This chapter provides a step-by-step account of how a community interested in revitalizing a language can assess its needs, commitment, resources, and goals, and then, based on these factors, how they can go about establishing the appropriate language program.
Preliminaries
Before beginning a revitalization program, we recommend as full an assessment as possible of resources available for the program, the status of the language, numbers of speakers, levels of knowledge of the language, levels of multilingualism, literacy, and so on. It should also cover an evaluation of community support, goals, and values, and the relationship with government agencies, including possible sources of financial support and relevant legislation. We recognize that a thorough assessment may take years to complete, and therefore may not be feasible in many cases of language revitalization, but some sort of preliminary assessment is needed in every community.
Assessment of resources
In the initial planning stages of any language revitalization program, it is important to identify the resources available to the program.
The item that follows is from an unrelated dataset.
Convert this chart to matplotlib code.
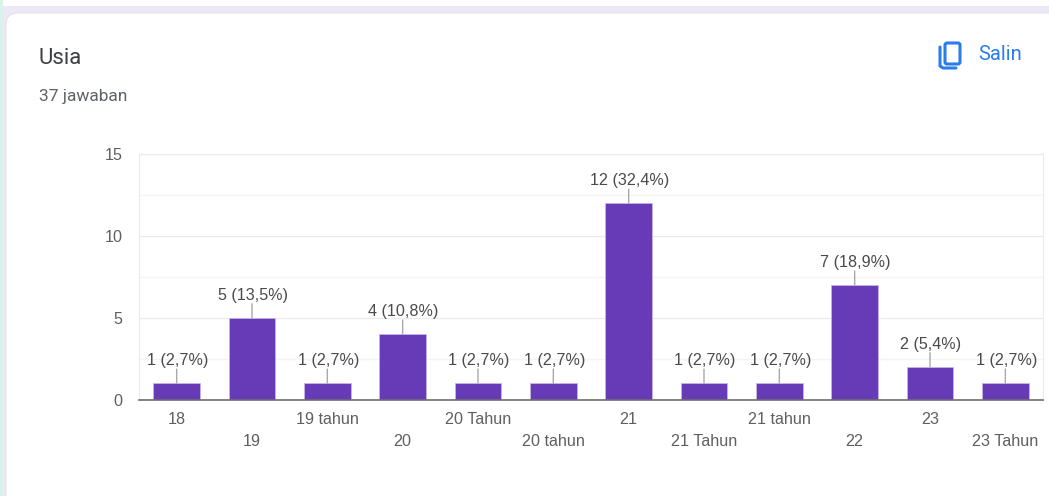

In order to write about them more clearly, we have divided them into three categories: (1) financial resources; (2) language resources; and (3) human or emotional resources. By financial resources we mean the sources of money available within the community, the likelihood of obtaining external funding (from the federal government or humanitarian organizations, for example), as well as the kinds of resources available for education and programming, the use of media, etc. Language resources include access to existing language materials, such as grammatical descriptions and dictionaries, textbooks, pedagogical materials, written and oral literatures, and so on.